◆ Work to do ◆
Pick every line with "matplotlib" from the material below.

◆ Information shown ◆
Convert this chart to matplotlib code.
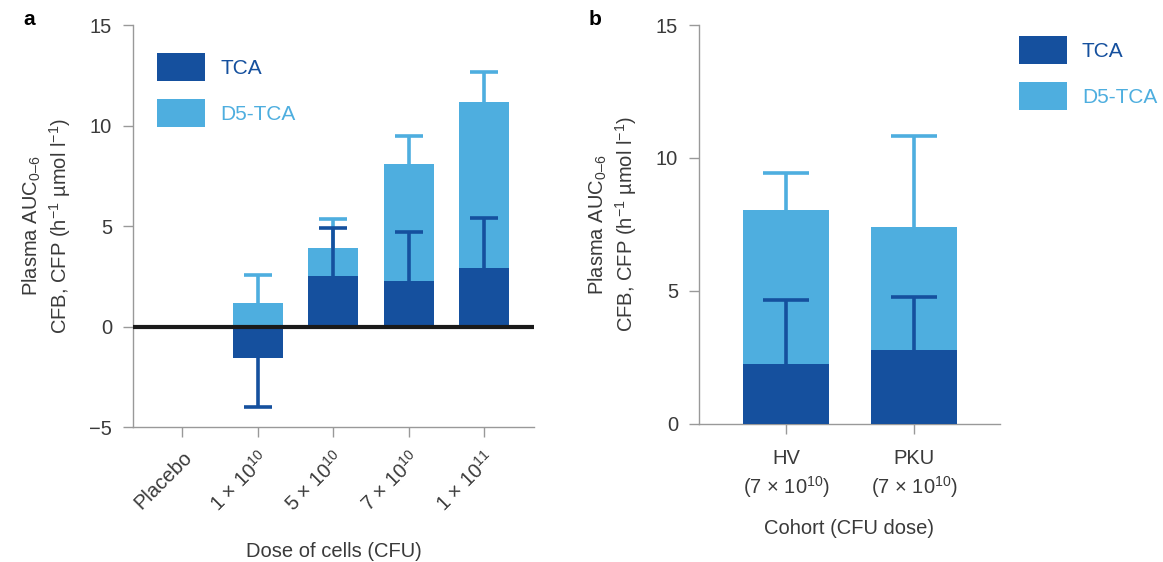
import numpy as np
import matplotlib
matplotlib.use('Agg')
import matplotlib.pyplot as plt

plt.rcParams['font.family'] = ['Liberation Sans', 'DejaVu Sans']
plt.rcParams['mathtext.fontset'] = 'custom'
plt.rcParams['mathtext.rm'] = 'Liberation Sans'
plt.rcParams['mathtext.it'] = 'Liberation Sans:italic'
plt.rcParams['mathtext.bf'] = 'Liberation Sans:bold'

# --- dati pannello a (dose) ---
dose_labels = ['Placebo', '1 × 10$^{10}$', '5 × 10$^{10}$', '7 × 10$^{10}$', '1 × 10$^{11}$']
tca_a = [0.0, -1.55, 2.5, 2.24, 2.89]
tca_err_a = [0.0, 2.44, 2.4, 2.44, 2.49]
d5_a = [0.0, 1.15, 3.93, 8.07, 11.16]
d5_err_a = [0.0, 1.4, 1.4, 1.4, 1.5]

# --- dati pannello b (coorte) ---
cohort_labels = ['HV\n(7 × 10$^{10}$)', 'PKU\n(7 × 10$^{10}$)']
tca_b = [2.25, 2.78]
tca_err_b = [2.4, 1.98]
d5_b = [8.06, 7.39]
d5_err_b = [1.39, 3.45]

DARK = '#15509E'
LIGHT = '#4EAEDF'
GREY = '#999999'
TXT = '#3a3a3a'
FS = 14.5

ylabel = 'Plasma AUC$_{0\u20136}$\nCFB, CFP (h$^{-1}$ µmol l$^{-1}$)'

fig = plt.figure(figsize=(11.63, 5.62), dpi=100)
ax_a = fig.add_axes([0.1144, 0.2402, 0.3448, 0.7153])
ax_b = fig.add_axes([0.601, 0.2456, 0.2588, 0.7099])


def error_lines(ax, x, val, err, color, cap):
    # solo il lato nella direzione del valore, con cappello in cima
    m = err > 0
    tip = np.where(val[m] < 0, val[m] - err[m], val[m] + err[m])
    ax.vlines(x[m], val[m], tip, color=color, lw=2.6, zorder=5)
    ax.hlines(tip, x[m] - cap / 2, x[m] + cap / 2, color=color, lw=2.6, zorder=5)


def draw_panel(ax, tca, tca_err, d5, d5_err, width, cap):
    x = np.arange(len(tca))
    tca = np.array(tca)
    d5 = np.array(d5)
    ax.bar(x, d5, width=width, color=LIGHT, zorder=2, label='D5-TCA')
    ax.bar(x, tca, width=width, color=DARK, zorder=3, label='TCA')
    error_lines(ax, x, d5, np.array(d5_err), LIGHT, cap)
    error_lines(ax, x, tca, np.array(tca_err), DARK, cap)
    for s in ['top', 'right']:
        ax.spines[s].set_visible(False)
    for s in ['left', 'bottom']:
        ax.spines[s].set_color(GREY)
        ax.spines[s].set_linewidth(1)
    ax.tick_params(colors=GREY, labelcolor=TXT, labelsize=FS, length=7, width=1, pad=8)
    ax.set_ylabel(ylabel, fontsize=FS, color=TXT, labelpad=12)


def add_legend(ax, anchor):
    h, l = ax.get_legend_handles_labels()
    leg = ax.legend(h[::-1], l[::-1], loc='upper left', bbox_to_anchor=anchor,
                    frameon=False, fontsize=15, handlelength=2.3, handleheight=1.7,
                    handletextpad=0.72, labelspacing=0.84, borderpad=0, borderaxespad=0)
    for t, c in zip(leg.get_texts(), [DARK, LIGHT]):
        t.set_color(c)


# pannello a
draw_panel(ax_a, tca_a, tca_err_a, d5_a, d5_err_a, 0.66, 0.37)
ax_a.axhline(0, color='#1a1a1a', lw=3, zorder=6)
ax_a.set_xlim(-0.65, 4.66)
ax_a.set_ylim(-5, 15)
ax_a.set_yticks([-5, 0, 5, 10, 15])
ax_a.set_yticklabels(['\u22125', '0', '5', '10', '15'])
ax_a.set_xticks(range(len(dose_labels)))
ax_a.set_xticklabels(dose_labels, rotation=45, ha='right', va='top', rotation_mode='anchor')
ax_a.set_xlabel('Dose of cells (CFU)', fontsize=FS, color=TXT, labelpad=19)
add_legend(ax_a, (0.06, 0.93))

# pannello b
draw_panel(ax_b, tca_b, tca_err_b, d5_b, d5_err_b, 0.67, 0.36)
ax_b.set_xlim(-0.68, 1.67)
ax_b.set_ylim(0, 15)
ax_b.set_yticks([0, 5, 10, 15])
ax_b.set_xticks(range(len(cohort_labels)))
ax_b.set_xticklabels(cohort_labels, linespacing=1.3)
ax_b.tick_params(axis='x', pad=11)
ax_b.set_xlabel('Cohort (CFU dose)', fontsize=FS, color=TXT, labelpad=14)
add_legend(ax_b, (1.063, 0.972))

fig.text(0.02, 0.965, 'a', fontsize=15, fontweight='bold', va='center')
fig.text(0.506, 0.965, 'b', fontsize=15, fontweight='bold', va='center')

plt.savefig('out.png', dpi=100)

◆ Complete output ◆
Convert this chart to matplotlib code.
import matplotlib
matplotlib.use('Agg')
import matplotlib.pyplot as plt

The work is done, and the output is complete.